Chinese authorities will unveil trade figures for July. The country is expected to have exported $46 billion more than it imported—the second highest figure of 2017. Because China’s economy is highly dependent on exports, trade data has a significant impact on forward-looking growth forecasts, as well as local stock prices. If the July figures miss expectations, expect both these areas to suffer.

The Peruvian government has invited a host of regional countries to discuss the ongoing crisis in Venezuela. Representatives from Argentina, Brazil, Canada and Mexico—among others—are expected to attend. Most Latin American countries have turned on embattled President Maduro in recent months, although socialist leaning governments in Cuba, Bolivia and Ecuador continue to lend their support to Caracas.

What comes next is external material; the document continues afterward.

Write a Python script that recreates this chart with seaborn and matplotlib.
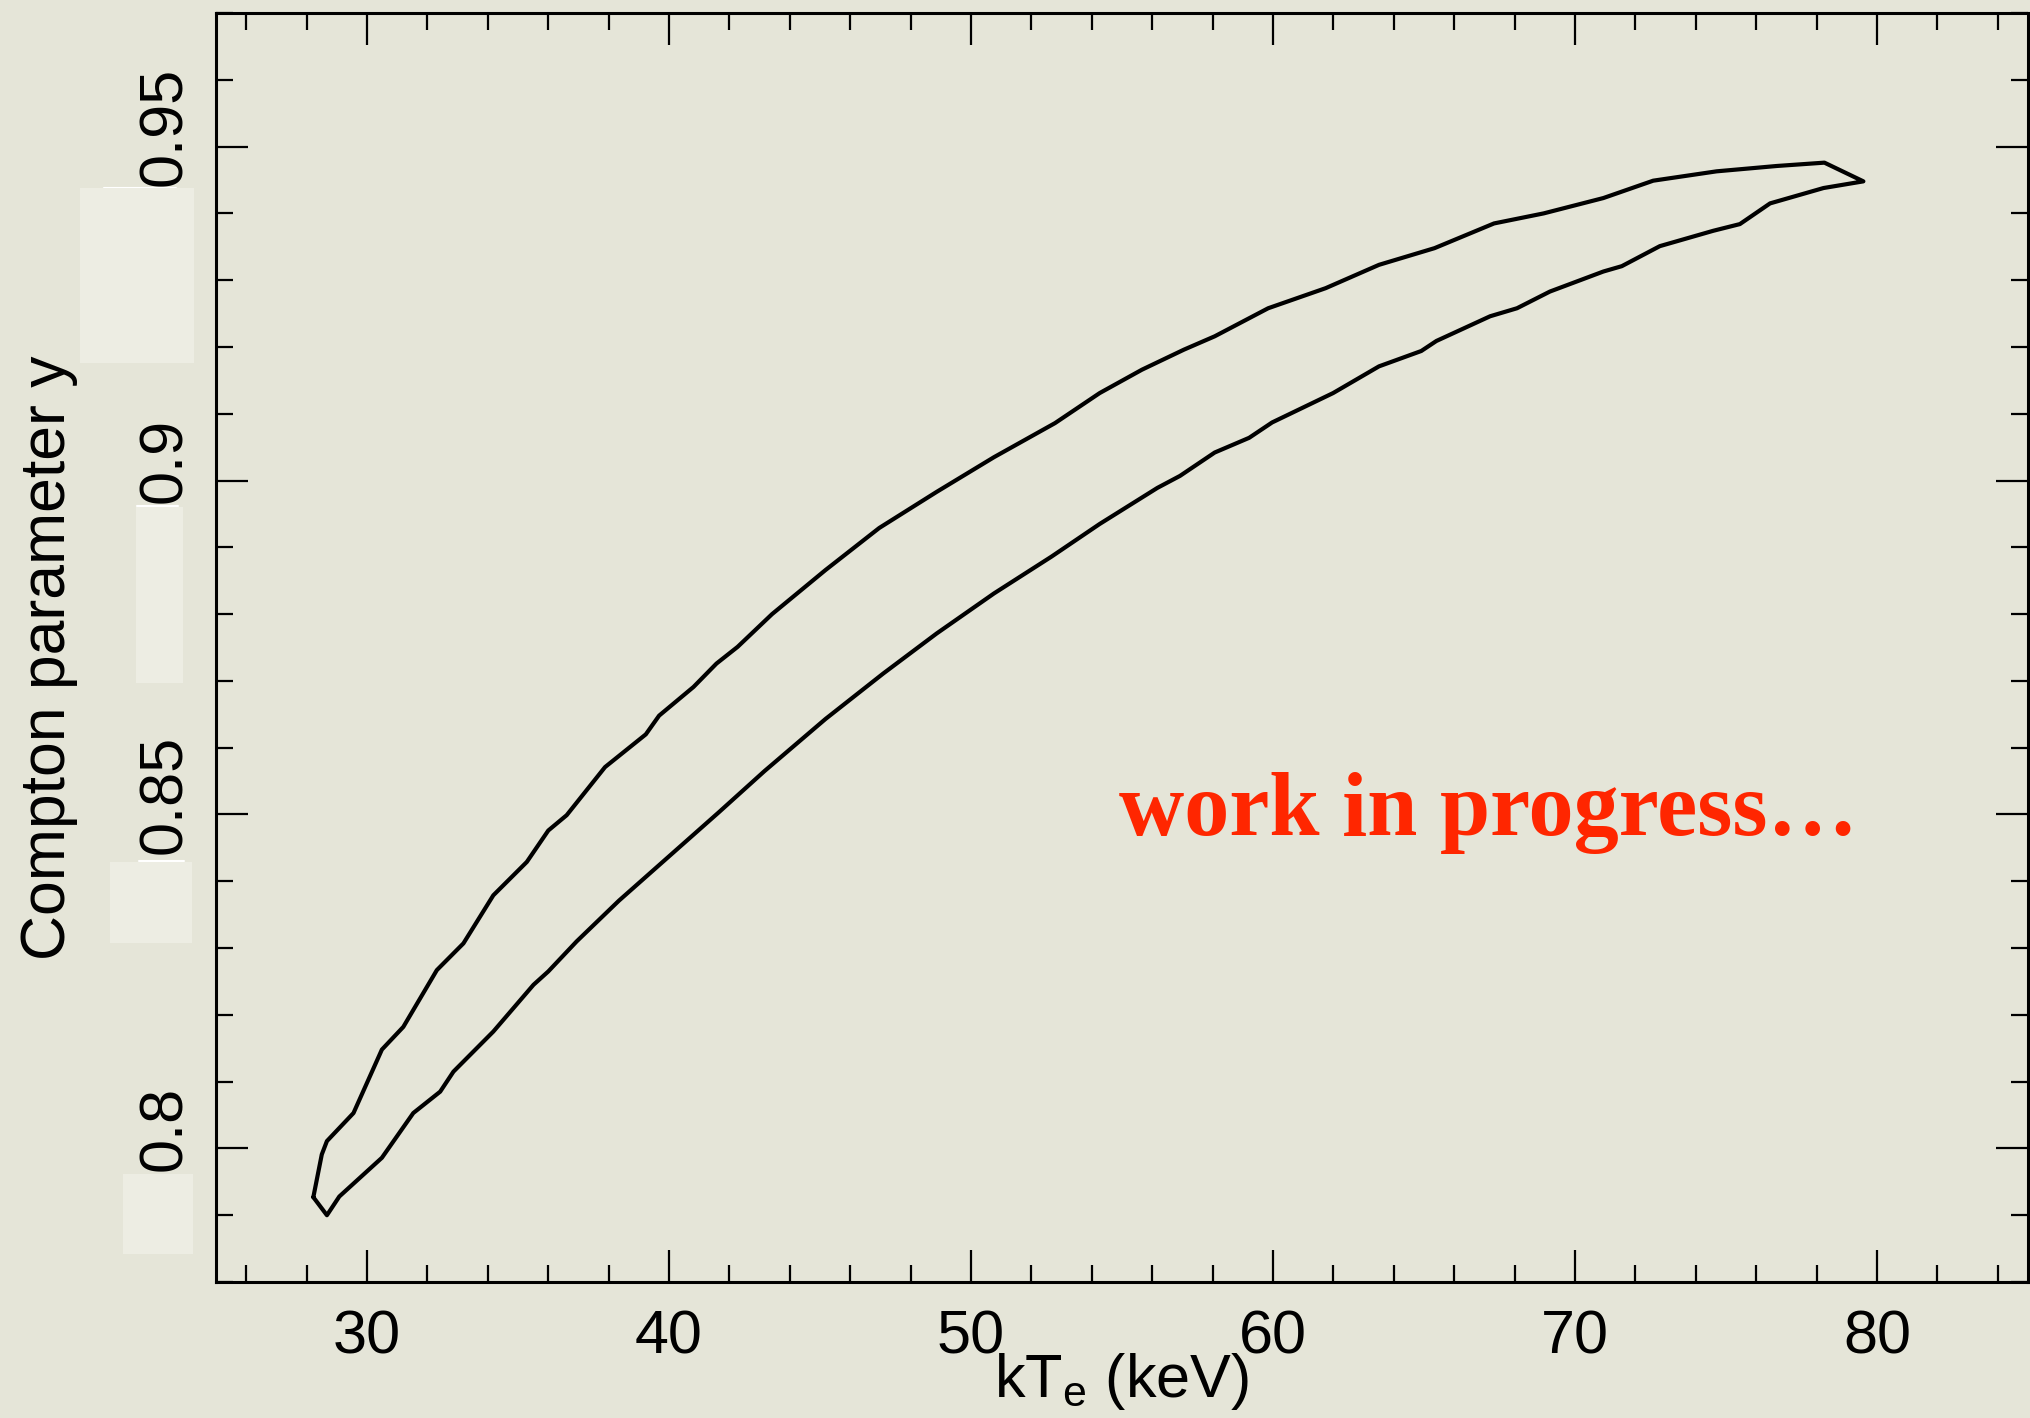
import numpy as np
import pandas as pd
import matplotlib
matplotlib.use("Agg")
import matplotlib.pyplot as plt
import matplotlib.transforms as mtransforms
from matplotlib.ticker import MultipleLocator, FuncFormatter
from matplotlib.patches import Rectangle
import seaborn as sns

# Confidence contour of the Comptonisation fit: electron temperature vs Compton y
kte_upper = [28.22, 28.50, 28.67, 29.55, 30.49, 31.20, 32.31, 33.19, 34.18, 35.29,
             36.00, 36.61, 37.88, 39.23, 39.67, 40.81, 41.57, 42.27, 43.41, 45.18,
             46.96, 48.86, 50.76, 52.78, 54.26, 55.66, 57.05, 58.07, 59.84, 61.74,
             63.51, 65.35, 67.32, 68.96, 70.94, 72.59, 74.69, 76.68, 78.26, 79.55]
y_upper = [0.7927, 0.7991, 0.8011, 0.8053, 0.8148, 0.8182, 0.8267, 0.8307, 0.8379, 0.8429,
           0.8476, 0.8499, 0.8571, 0.8620, 0.8648, 0.8691, 0.8726, 0.8751, 0.8800, 0.8866,
           0.8929, 0.8983, 0.9035, 0.9086, 0.9131, 0.9166, 0.9196, 0.9216, 0.9258, 0.9288,
           0.9323, 0.9348, 0.9385, 0.9400, 0.9423, 0.9449, 0.9463, 0.9471, 0.9476, 0.9448]

kte_lower = [78.23, 76.46, 75.46, 74.58, 72.81, 71.55, 70.94, 69.17, 68.08, 67.19,
             65.41, 64.91, 63.51, 61.99, 59.97, 59.21, 58.07, 56.92, 56.17, 54.26,
             52.66, 50.76, 48.86, 47.09, 45.18, 43.16, 41.64, 39.99, 38.34, 36.94,
             36.00, 35.51, 34.18, 32.86, 32.42, 31.53, 30.49, 29.08, 28.67]
y_lower = [0.9438, 0.9415, 0.9384, 0.9374, 0.9351, 0.9321, 0.9313, 0.9283, 0.9258, 0.9246,
           0.9209, 0.9194, 0.9171, 0.9131, 0.9087, 0.9064, 0.9042, 0.9007, 0.8989, 0.8935,
           0.8886, 0.8831, 0.8771, 0.8711, 0.8643, 0.8565, 0.8503, 0.8437, 0.8371, 0.8310,
           0.8265, 0.8245, 0.8175, 0.8115, 0.8085, 0.8053, 0.7986, 0.7928, 0.7900]

x_limits = (25, 85)
y_limits = (0.78, 0.97)
x_label = r"kT$_\mathregular{e}$ (keV)"
y_label = "Compton parameter y"
note_text = "work in progress\u2026"

bg = "#E5E5D8"
patch_col = "#EDEDE3"

sns.set_theme(style="ticks")
plt.rcParams["font.family"] = ["Liberation Sans", "DejaVu Sans"]
plt.rcParams["mathtext.fontset"] = "custom"
plt.rcParams["mathtext.rm"] = "Liberation Sans"

fig = plt.figure(figsize=(20.31, 14.18), dpi=100, facecolor=bg)
ax = fig.add_axes([0.1064, 0.0959, 0.8921, 0.8949])
ax.set_facecolor(bg)

# closed contour: upper branch, then lower branch back to the start
contour = pd.DataFrame({
    "kTe": kte_upper + kte_lower + [kte_upper[0]],
    "y": y_upper + y_lower + [y_upper[0]],
})
sns.lineplot(data=contour, x="kTe", y="y", sort=False, estimator=None,
             color="black", linewidth=3.0, ax=ax)

ax.set_xlim(*x_limits)
ax.set_ylim(*y_limits)
ax.xaxis.set_major_locator(MultipleLocator(10))
ax.xaxis.set_minor_locator(MultipleLocator(2))
ax.yaxis.set_major_locator(MultipleLocator(0.05))
ax.yaxis.set_minor_locator(MultipleLocator(0.01))
ax.yaxis.set_major_formatter(FuncFormatter(lambda v, p: f"{v:g}"))

for s in ax.spines.values():
    s.set_linewidth(2.2)
    s.set_color("black")

ax.tick_params(which="both", direction="in", top=True, right=True,
               color="black", width=1.6)
ax.tick_params(which="major", length=23)
ax.tick_params(which="minor", length=12)
ax.tick_params(axis="x", which="major", labelsize=44, pad=20, labelcolor="black")
ax.tick_params(axis="y", which="major", labelsize=44, pad=16, labelcolor="black",
               labelrotation=90)

ax.set_xlabel(x_label, fontsize=44, color="black")
ax.xaxis.set_label_coords(0.5, -0.054)
ax.set_ylabel(y_label, fontsize=45, color="black")
ax.yaxis.set_label_coords(-0.076, 0.492)

ax.text(54.9, 0.847, note_text, fontsize=65, fontweight="bold",
        family=["Liberation Serif", "DejaVu Serif"], color="#FF2600",
        ha="left", va="baseline")

# pale panels behind the y tick label column
W, H = 2031.0, 1418.0
panels = [(80, 188, 194, 363), (136, 507, 183, 683), (110, 862, 192, 943), (123, 1174, 193, 1254)]
for x0, y0, x1, y1 in panels:
    fig.patches.append(Rectangle((x0 / W, 1 - y1 / H), (x1 - x0) / W, (y1 - y0) / H,
                                 transform=fig.transFigure, facecolor=patch_col,
                                 edgecolor="none", zorder=0))
edges = [(104, 176, 188), (137, 178, 506), (139, 184, 861)]
for x0, x1, yy in edges:
    fig.lines.append(plt.Line2D([x0 / W, x1 / W], [1 - yy / H] * 2, transform=fig.transFigure,
                                color="white", linewidth=1.5, zorder=0))

fig.canvas.draw()
shift = mtransforms.ScaledTranslation(0, 20 / 100, fig.dpi_scale_trans)
for t in ax.yaxis.get_major_ticks():
    t.label1.set_transform(t.label1.get_transform() + shift)
    t.label1.set_va("center")

fig.savefig("out.png", dpi=100, facecolor=bg)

US Secretary of State Rex Tillerson will arrive in Bangkok—the most senior American official to visit the country since the military took power in 2014. Bangkok has come under pressure to reduce its trade surplus with the US, which, at $19 billion, puts Thailand on Donald Trump’s list of countries to be investigated over supposed currency manipulation. While Barack Obama was critical of Thailand’s democratic regression post-2014, ties are expected to improve under Trump, who’s less concerned about human rights violations.